Traveling in the online era

The first time I came to England, my mother made reservations by post to let a small flat in Kensington. There were letters, back and forth, on onion skin paper, sent in airmail envelopes with blue and red dashes at the edges and lots of postage. She also sent letters to people there she knew, letting them know we were coming and arranging visits and tea.

Today, I decided that since I was early for my train from Midhurst to London, I’d have time to go to the British Library this afternoon. I paid for my train ticket by sliding my credit card into a machine, a card that does not charge a foreign transaction fee and has a chip so British machines can read it (we don’t have Contactless yet in America, as I explained to a Bus 60 driver). I got on the train, took out my laptop. I prepared to tether my Pixel so I could get a connection, but it wasn’t necessary – free wifi took a minute to connect. I went to the British Library website, logged in with my credentials, discovered that the book I want could be ready in 70 minutes, and made a request to see it today in Humanities Room 1.

I then texted my wonderful friend Jane using my international phone pass. Jane is teaching in London, and we arranged for dinner and late museum tonight.

I interrupt this story for a 20 minute lecture by HG Wells on how communication patterns are bringing the world together in 1931:

And throughout history with the development of roads and more efficient writing, with money as a means of commerce, the development of shipping also, you find the signs of communities increasing. And in the last hundred and fifty years there has been an enormous development in the facilities with which men can get at man. We have passed from the semaphore to the electric telegraph and the wireless.
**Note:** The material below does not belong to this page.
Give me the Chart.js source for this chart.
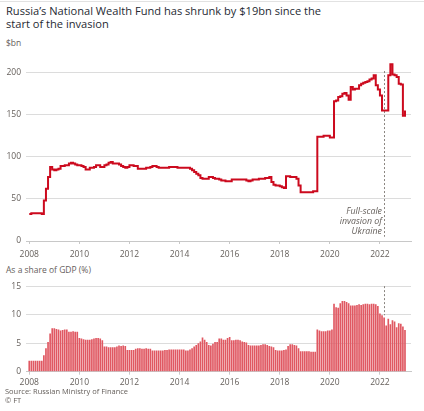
<!DOCTYPE html>
<html>
<head>
<meta charset="utf-8">
<script src="https://cdn.jsdelivr.net/npm/chart.js@4/dist/chart.umd.min.js"></script>
<style>
  body { margin: 0; width: 424px; height: 411px; background: #fff; position: relative; overflow: hidden;
         font-family: "Open Sans", sans-serif; color: #33302e; }
  .rule { position: absolute; left: 0; top: 1px; width: 424px; height: 1px; background: #e2e2e2; }
  #title { position: absolute; left: 6px; top: 4px; font-size: 11.1px; line-height: 13.4px; color: #262a33; }
  .unit { position: absolute; left: 6px; font-size: 8.5px; color: #66605c; }
  #topBox { position: absolute; left: 0; top: 50px; }
  #botBox { position: absolute; left: 0; top: 276px; }
  #source { position: absolute; left: 5px; top: 387px; font-size: 7.5px; line-height: 9px; color: #66605c; }
</style>
</head>
<body>
<div class="rule"></div>
<div id="title">Russia’s National Wealth Fund has shrunk by $19bn since the<br>start of the invasion</div>
<div class="unit" style="top:37px">$bn</div>
<div id="topBox"><canvas id="fundChart" width="424" height="212"></canvas></div>
<div class="unit" style="top:264px">As a share of GDP (%)</div>
<div id="botBox"><canvas id="shareChart" width="424" height="112"></canvas></div>
<div id="source">Source: Russian Ministry of Finance<br>© FT</div>

<script>
// monthly values, Jan 2008 .. Jan 2023
const startYear = 2008;
const fundBn = [
  32, 33, 33, 33, 33, 33, 32, 48, 62, 76, 88, 85,
  84, 85, 86, 89, 89, 90, 90, 92, 93, 92, 91, 90,
  90, 89, 88, 85, 85, 87, 87, 88, 90, 90, 88, 88,
  90, 91, 93, 94, 92, 92, 92, 91, 89, 88, 87, 88,
  90, 90, 89, 89, 86, 86, 86, 86, 87, 87, 88, 89,
  89, 88, 87, 87, 87, 87, 87, 88, 88, 88, 88, 87,
  87, 87, 87, 87, 87, 86, 84, 82, 80, 78, 75, 74,
  74, 74, 76, 76, 75, 74, 74, 73, 72, 72, 71, 71,
  71, 73, 73, 73, 73, 73, 73, 73, 72, 71, 72, 73,
  73, 73, 74, 74, 74, 75, 75, 76, 70, 67, 66, 66,
  65, 64, 63, 77, 77, 76, 76, 76, 74, 66, 58, 58,
  58, 58, 58, 58, 59, 59, 124, 124, 124, 125, 125, 125,
  123, 123, 166, 167, 171, 172, 175, 176, 173, 168, 183, 180,
  181, 181, 185, 187, 188, 189, 190, 192, 193, 197, 185, 180,
  173, 155, 155, 155, 197, 210, 198, 197, 195, 187, 186, 149,
  155
];
const gdpShare = [
  1.9, 1.9, 1.9, 1.9, 1.9, 1.9, 1.9, 2.9, 4.1, 5.2, 6.7, 7.6,
  7.6, 7.5, 7.4, 7.2, 7.3, 7.4, 7.4, 7.0, 7.0, 7.1, 7.0, 7.0,
  5.9, 5.8, 5.7, 5.6, 5.6, 5.6, 5.7, 5.8, 5.9, 5.9, 5.8, 5.5,
  4.4, 4.4, 4.3, 4.3, 4.3, 4.3, 4.4, 4.6, 4.5, 4.6, 4.5, 3.8,
  3.8, 3.8, 3.8, 4.0, 4.1, 4.1, 4.0, 4.0, 4.1, 4.0, 4.0, 3.7,
  3.7, 3.7, 3.7, 3.7, 3.7, 3.8, 3.8, 3.9, 3.9, 3.9, 3.9, 3.9,
  3.9, 3.9, 3.9, 3.7, 3.7, 3.9, 4.1, 4.4, 4.7, 5.0, 5.3, 6.0,
  5.6, 5.2, 4.7, 4.6, 4.9, 5.2, 5.2, 5.8, 5.8, 5.6, 5.6, 5.9,
  6.1, 5.5, 5.5, 5.6, 5.6, 5.5, 5.3, 5.2, 5.1, 4.7, 4.6, 4.6,
  4.6, 4.6, 4.6, 4.7, 4.8, 4.8, 4.7, 4.5, 4.4, 4.3, 3.8, 3.7,
  3.7, 3.7, 3.8, 3.9, 4.5, 4.8, 4.8, 4.7, 4.6, 4.1, 3.6, 3.6,
  3.6, 3.6, 3.6, 3.5, 3.5, 3.5, 7.4, 7.2, 7.1, 7.1, 7.1, 7.2,
  7.2, 7.4, 11.9, 11.3, 11.2, 12.0, 12.4, 12.4, 12.2, 12.0, 11.6, 11.6,
  11.6, 11.7, 11.8, 11.7, 11.8, 11.9, 11.9, 11.8, 11.9, 11.9, 11.8, 11.5,
  10.2, 9.9, 9.5, 8.1, 9.3, 8.3, 9.0, 8.8, 7.8, 8.5, 8.4, 7.9,
  7.3
];
const fundTicks = [0, 50, 100, 150, 200];
const shareTicks = [0, 5, 10, 15];
const yearTicks = [2008, 2010, 2012, 2014, 2016, 2018, 2020, 2022];
const invasionDate = 2022 + 54 / 365;   // 24 Feb 2022
const invasionNote = ['Full-scale', 'invasion of', 'Ukraine'];

const RED = '#cc0a1e';
const BAR = '#e05862';
const GRID = '#dcdcdc';
const TEXT = '#66605c';
const FONT = '"Open Sans", sans-serif';

const monthX = i => startYear + i / 12;

// dashed marker at the invasion date, plus optional note
const invasionLine = {
  id: 'invasionLine',
  beforeDatasetsDraw(chart, args, opts) {
    const { ctx, chartArea } = chart;
    const x = chart.scales.x, y = chart.scales.y;
    const px = Math.round(x.getPixelForValue(invasionDate)) + 0.5;
    ctx.save();
    ctx.strokeStyle = '#8a8580';
    ctx.lineWidth = 1;
    ctx.setLineDash([2, 2]);
    ctx.beginPath();
    ctx.moveTo(px, y.getPixelForValue(opts.from));
    ctx.lineTo(px, y.getPixelForValue(opts.to));
    ctx.stroke();
    if (opts.note) {
      ctx.fillStyle = TEXT;
      ctx.font = 'italic 8.8px ' + FONT;
      ctx.textAlign = 'right';
      ctx.textBaseline = 'middle';
      const n = opts.note.length;
      opts.note.forEach((t, k) => {
        ctx.fillText(t, px - 2.5, chartArea.bottom - 9.5 - (n - 1 - k) * 10.2);
      });
    }
    ctx.restore();
  }
};

function xAxis(height, pad) {
  return {
    type: 'linear',
    min: 2007.87,
    max: 2023.24,
    offset: false,
    afterBuildTicks: s => { s.ticks = yearTicks.map(v => ({ value: v })); },
    afterFit: s => { s.height = height; },
    ticks: { autoSkip: false, maxRotation: 0, padding: pad, color: TEXT,
             font: { family: FONT, size: 8.5 }, callback: v => String(v) },
    grid: { drawOnChartArea: false, drawTicks: true, tickLength: 3, color: '#c8c8c8', offset: false },
    border: { display: true, color: '#c8c8c8' }
  };
}

function yAxis(max, ticks) {
  return {
    min: 0,
    max: max,
    afterBuildTicks: s => { s.ticks = ticks.map(v => ({ value: v })); },
    afterFit: s => { s.width = 26; },
    ticks: { padding: 5, color: TEXT, font: { family: FONT, size: 8.5 } },
    grid: { drawTicks: false, color: GRID },
    border: { display: false }
  };
}

new Chart(document.getElementById('fundChart'), {
  type: 'line',
  data: {
    datasets: [{
      data: fundBn.map((v, i) => ({ x: monthX(i), y: v })),
      borderColor: RED,
      borderWidth: 2,
      stepped: true,
      pointRadius: 0,
      fill: false
    }]
  },
  options: {
    responsive: false,
    animation: false,
    layout: { padding: { top: 1.8, right: 13, left: 0, bottom: 0 } },
    scales: { x: xAxis(21, 5.5), y: yAxis(215, fundTicks) },
    plugins: {
      legend: { display: false },
      tooltip: { enabled: false },
      invasionLine: { from: 202, to: 5, note: invasionNote }
    }
  },
  plugins: [invasionLine]
});

const febIdx = Math.floor((invasionDate - startYear) * 12);
new Chart(document.getElementById('shareChart'), {
  type: 'bar',
  data: {
    datasets: [{
      data: gdpShare.map((v, i) => ({ x: monthX(i), y: v })),
      backgroundColor: BAR,
      borderWidth: 0,
      categoryPercentage: 1,
      barPercentage: 0.8
    }]
  },
  options: {
    responsive: false,
    animation: false,
    layout: { padding: { top: 9.7, right: 13, left: 0, bottom: 0 } },
    scales: { x: xAxis(16.3, 2.5), y: yAxis(15, shareTicks) },
    plugins: {
      legend: { display: false },
      tooltip: { enabled: false },
      invasionLine: { from: 15, to: gdpShare[febIdx] }
    }
  },
  plugins: [invasionLine]
});
</script>
</body>
</html>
We have passed from the stage coach on the muddy high road to the aeroplane and the swift steamer.

And now we have passed into a world where communication is so fast that I can type a blog post about communication while on a train, put HG Wells himself in it, and have it public in minutes. (I can also ask that readers not be surprised by his voice – contemporaries noted it as “squeaky”, and I have decided — with help from my colleague Simon in Midhurst — that Wells’ speaking voice was not the source of his extraordinary appeal.)